A company officeholder refers to anyone in charge of an office, usually a secretary or a director. An officeholder as the name implies takes care of all activities in the office.
The position of company’s officeholder is governed by the Corporations Act of 2001.
Who is a Director?
A director is at the helm of affairs in a company. He guides, controls, directs the organisation and management of the company. The director is one who represents the company in and outside board meetings.
The work of a director is described as hectic because it often concerns legal liabilities. As a director, you are expected to be transparent in all your dealings. Your primary aim must be to improve the current state of the company.
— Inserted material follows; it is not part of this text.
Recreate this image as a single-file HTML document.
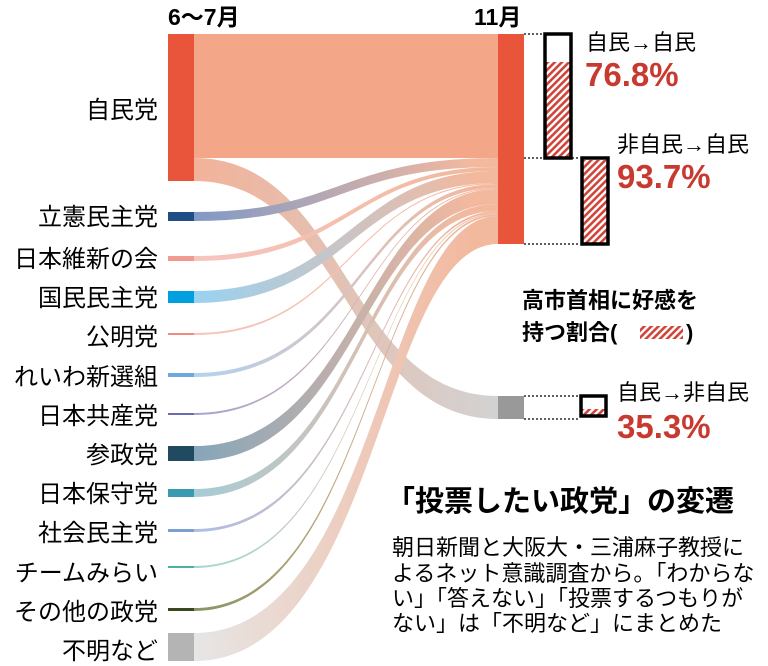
<!DOCTYPE html>
<html><head><meta charset="utf-8"><style>
body{margin:0;background:#fff;}
svg{display:block;font-family:"Liberation Sans","Noto Sans CJK JP",sans-serif;}
</style></head><body>
<svg width="768" height="666" viewBox="0 0 768 666" xmlns="http://www.w3.org/2000/svg">
<defs>
<pattern id="h" width="5" height="5" patternUnits="userSpaceOnUse" patternTransform="rotate(45)">
<rect width="5" height="5" fill="#fff"/><rect width="2.6" height="5" fill="#d0453a"/></pattern>
<linearGradient id="gg" gradientUnits="userSpaceOnUse" x1="194" x2="498" y1="0" y2="0"><stop offset="0" stop-color="#f0a080"/><stop offset="1" stop-color="#c8c8c8"/></linearGradient>
<linearGradient id="g1" gradientUnits="userSpaceOnUse" x1="194" x2="470"><stop offset="0" stop-color="#6080b8"/><stop offset="1" stop-color="#f0a888"/></linearGradient>
<linearGradient id="g2" gradientUnits="userSpaceOnUse" x1="194" x2="470"><stop offset="0" stop-color="#f4b8b0"/><stop offset="1" stop-color="#f0a888"/></linearGradient>
<linearGradient id="g3" gradientUnits="userSpaceOnUse" x1="194" x2="470"><stop offset="0" stop-color="#80c8ee"/><stop offset="1" stop-color="#f0a888"/></linearGradient>
<linearGradient id="g4" gradientUnits="userSpaceOnUse" x1="194" x2="470"><stop offset="0" stop-color="#a0c8ee"/><stop offset="1" stop-color="#f0a888"/></linearGradient>
<linearGradient id="g5" gradientUnits="userSpaceOnUse" x1="194" x2="470"><stop offset="0" stop-color="#9090c8"/><stop offset="1" stop-color="#f0a888"/></linearGradient>
<linearGradient id="g6" gradientUnits="userSpaceOnUse" x1="194" x2="470"><stop offset="0" stop-color="#6890a8"/><stop offset="1" stop-color="#f0a888"/></linearGradient>
<linearGradient id="g7" gradientUnits="userSpaceOnUse" x1="194" x2="470"><stop offset="0" stop-color="#90c0cc"/><stop offset="1" stop-color="#f0a888"/></linearGradient>
<linearGradient id="g8" gradientUnits="userSpaceOnUse" x1="194" x2="470"><stop offset="0" stop-color="#98b0e0"/><stop offset="1" stop-color="#f0a888"/></linearGradient>
<linearGradient id="g9" gradientUnits="userSpaceOnUse" x1="194" x2="470"><stop offset="0" stop-color="#90d0c8"/><stop offset="1" stop-color="#f0a888"/></linearGradient>
<linearGradient id="g10" gradientUnits="userSpaceOnUse" x1="194" x2="470"><stop offset="0" stop-color="#6a7a40"/><stop offset="1" stop-color="#f0a888"/></linearGradient>
<linearGradient id="g11" gradientUnits="userSpaceOnUse" x1="194" x2="470"><stop offset="0" stop-color="#e0e0e0"/><stop offset="1" stop-color="#f0a888"/></linearGradient>
</defs>
<text x="168" y="25" font-size="23" font-weight="bold">6～7月</text>
<text x="474" y="25" font-size="23" font-weight="bold">11月</text>
<rect x="194" y="34" width="304" height="124" fill="#f4a688"/>
<g opacity="0.8">
<path d="M194,158 C346,158 346,396 498,396 L498,419 C346,419 346,181 194,181 Z" fill="url(#gg)"/>
<path d="M194,633 C380,633 380,216 498,216 L498,244 C380,244 380,661 194,661 Z" fill="url(#g11)"/>
<path d="M194,608 C370,608 370,214 498,214 L498,216 C370,216 370,611 194,611 Z" fill="url(#g10)"/>
<path d="M194,566 C370,566 370,213 498,213 L498,214 C370,214 370,568 194,568 Z" fill="url(#g9)"/>
<path d="M194,529 C370,529 370,211 498,211 L498,213 C370,213 370,532 194,532 Z" fill="url(#g8)"/>
<path d="M194,489 C360,489 360,204 498,204 L498,211 C360,211 360,497 194,497 Z" fill="url(#g7)"/>
<path d="M194,446 C360,446 360,189 498,189 L498,204 C360,204 360,461 194,461 Z" fill="url(#g6)"/>
<path d="M194,413 C360,413 360,188 498,188 L498,189 C360,189 360,415 194,415 Z" fill="url(#g5)"/>
<path d="M194,373 C360,373 360,184 498,184 L498,188 C360,188 360,377 194,377 Z" fill="url(#g4)"/>
<path d="M194,333 C350,333 350,183 498,183 L498,184 C350,184 350,335 194,335 Z" fill="url(#g2)"/>
<path d="M194,291 C350,291 350,171 498,171 L498,183 C350,183 350,303 194,303 Z" fill="url(#g3)"/>
<path d="M194,256 C350,256 350,167 498,167 L498,171 C350,171 350,261 194,261 Z" fill="url(#g2)"/>
<path d="M194,212 C340,212 340,158 498,158 L498,167 C340,167 340,221 194,221 Z" fill="url(#g1)"/>
</g>
<rect x="168" y="34" width="26" height="147" fill="#e8553b"/>
<rect x="168" y="212" width="26" height="9" fill="#1f4e85"/>
<rect x="168" y="256" width="26" height="5" fill="#f09a90"/>
<rect x="168" y="291" width="26" height="12" fill="#00a0e0"/>
<rect x="168" y="333" width="26" height="2" fill="#f08a80"/>
<rect x="168" y="373" width="26" height="4" fill="#6fa8dc"/>
<rect x="168" y="413" width="26" height="2" fill="#6a6ab0"/>
<rect x="168" y="446" width="26" height="15" fill="#204a60"/>
<rect x="168" y="489" width="26" height="8" fill="#3a9ab0"/>
<rect x="168" y="529" width="26" height="3" fill="#7aa0d0"/>
<rect x="168" y="566" width="26" height="2" fill="#50b0a0"/>
<rect x="168" y="608" width="26" height="3" fill="#3a4a20"/>
<rect x="168" y="633" width="26" height="28" fill="#b4b4b4"/>
<rect x="498" y="34" width="26" height="210" fill="#e8553b"/>
<rect x="498" y="396" width="26" height="23" fill="#999"/>
<g stroke="#000" stroke-width="1.2" stroke-dasharray="2,2">
<line x1="524" y1="34" x2="543" y2="34"/><line x1="524" y1="158" x2="580" y2="158"/>
<line x1="524" y1="244" x2="580" y2="244"/><line x1="524" y1="396" x2="580" y2="396"/>
<line x1="524" y1="419" x2="580" y2="419"/></g>
<rect x="545" y="62" width="26" height="96" fill="url(#h)"/>
<rect x="545" y="34" width="26" height="124" fill="none" stroke="#000" stroke-width="3.5"/>
<rect x="582" y="160" width="26" height="84" fill="url(#h)"/>
<rect x="582" y="158" width="26" height="86" fill="none" stroke="#000" stroke-width="3.5"/>
<rect x="582" y="409" width="24" height="7" fill="url(#h)"/>
<rect x="581" y="396" width="25" height="20" fill="none" stroke="#000" stroke-width="3.5"/>
<g font-size="22">
<text x="586" y="50">自民→自民</text>
<text x="617" y="152">非自民→自民</text>
<text x="617" y="400">自民→非自民</text></g>
<g font-size="33" font-weight="bold" fill="#c83a30">
<text x="585" y="86">76.8%</text>
<text x="617" y="188">93.7%</text>
<text x="617" y="438">35.3%</text></g>
<g font-size="22" font-weight="bold">
<text x="522" y="308">高市首相に好感を</text>
<text x="522" y="340">持つ割合(</text>
<text x="686" y="340">)</text></g>
<rect x="640" y="326" width="43" height="13" fill="url(#h)"/>
<g font-size="24" text-anchor="end">
<text x="158" y="118">自民党</text>
<text x="158" y="225">立憲民主党</text>
<text x="158" y="267">日本維新の会</text>
<text x="158" y="306">国民民主党</text>
<text x="158" y="345">公明党</text>
<text x="158" y="385">れいわ新選組</text>
<text x="158" y="424">日本共産党</text>
<text x="158" y="463">参政党</text>
<text x="158" y="502">日本保守党</text>
<text x="158" y="541">社会民主党</text>
<text x="158" y="581">チームみらい</text>
<text x="158" y="620">その他の政党</text>
<text x="158" y="659">不明など</text></g>
<text x="386" y="511" font-size="29" font-weight="bold">「投票したい政党」の変遷</text>
<g font-size="22">
<text x="392" y="555">朝日新聞と大阪大・三浦麻子教授に</text>
<text x="392" y="581">よるネット意識調査から。「わからな</text>
<text x="392" y="606">い」「答えない」「投票するつもりが</text>
<text x="392" y="631">ない」は「不明など」にまとめた</text></g>
</svg>
</body></html>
In addition to ensuring the government’s smooth running through proper record-keeping, the director must learn to separate personal sentiments from work and represent the company’s best interests always.
Requirements to be a Director
To be appointed as an officeholder, you must fulfil the following requirements as stated under the law:
- An officeholder must not be less than 18years of age.
- He or she must not have been declared bankrupt.
- He or she must not have been previously convicted of fraud, dishonesty or breach of duties before.
Who is a Secretary?
A secretary assists the director in the day to day running of the company through accurate details and records keeping. He or she is in charge of all correspondences being received or forwarded to the company.
A secretary must be confidential and have a high sense of responsibility. They sometimes perform advisory functions.
Duties of a Company Secretary
- He or she must assist in the daily running of the company.
- He or she is in charge of all documents and files and is responsible for their safety.
- He or she must act in good faith and in the best interests of the company.
- He or she must not be involved in dishonest dealings that would tarnish the image of the company.
- He or she must not utilise all information he acquired for his or her selfish interests.
Requirements to be a Secretary
The Directors are generally in charge of appointing secretaries by the provisions of the Corporations Act, 2001 which include:
- Must be at least 18 years of age
- Must be a natural person and not a corporate body
- He must submit an appointment to ASIC.
Finally, the Act does not explicitly forbid a person to act as both the director and the secretary. A review of their duties suggests it will be disastrous to have one person occupy both positions.
Record Keeping in A Company
The company deals a lot with paper works and often takes various records for reference purposes. Financial documents usually present in an office include cheques, invoices, contracts files, receipts, and entry books, among others.
Nowadays, it is now becoming a trend to keep records online rather than the traditional way. However, the best way is to save documents both ways- electronically and offline.